The outlook for Bertam appears favourable. “Bertam is good for long-term investments, and for those looking for a place for their own occupation,” he adds.
Meanwhile, apart from Crescent Dew and Gravitas, UDA Holdings is focusing on shaping and urbanising the northern corridor. Ahmad says, “UDA Land (North) aims to develop the wakaf land we have with Majlis Agama Islam in Penang, Kedah and Perak. Some of our ongoing wakaf projects include Wakaf Ipoh Centre (144 units; with a GDV of RM42 million), Wakaf Sheikh Yussoff (300 units; RM105 million), Wakaf Seetee Aisah 2 (605 units; RM214 million) and Wakaf Telok Chengal (286 units; RM84 million).”

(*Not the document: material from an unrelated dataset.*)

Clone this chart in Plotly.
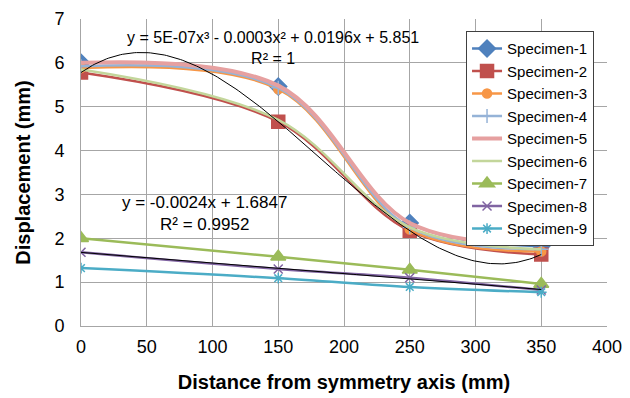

He adds, “Our goal is to offer a wide mix of middle to high-end products in the northern corridor. For the future, we plan to focus on building 2-storey houses, semidees and shophouses in Penang.”
Currently, the group has 161 acres in Penang island and the mainland, with an estimated value of RM3.46 billion in remaining GDV. “We are actively looking to acquire more strategic land in Penang.
“We are moving along cautiously in order to meet the market’s needs, and we are positive that the developments in the northern corridor will continue to flourish. Our hope is for both Crescent Dew and Gravitas to prosper and encourage the growth of Seberang Perai and its community,” Ahmad concludes.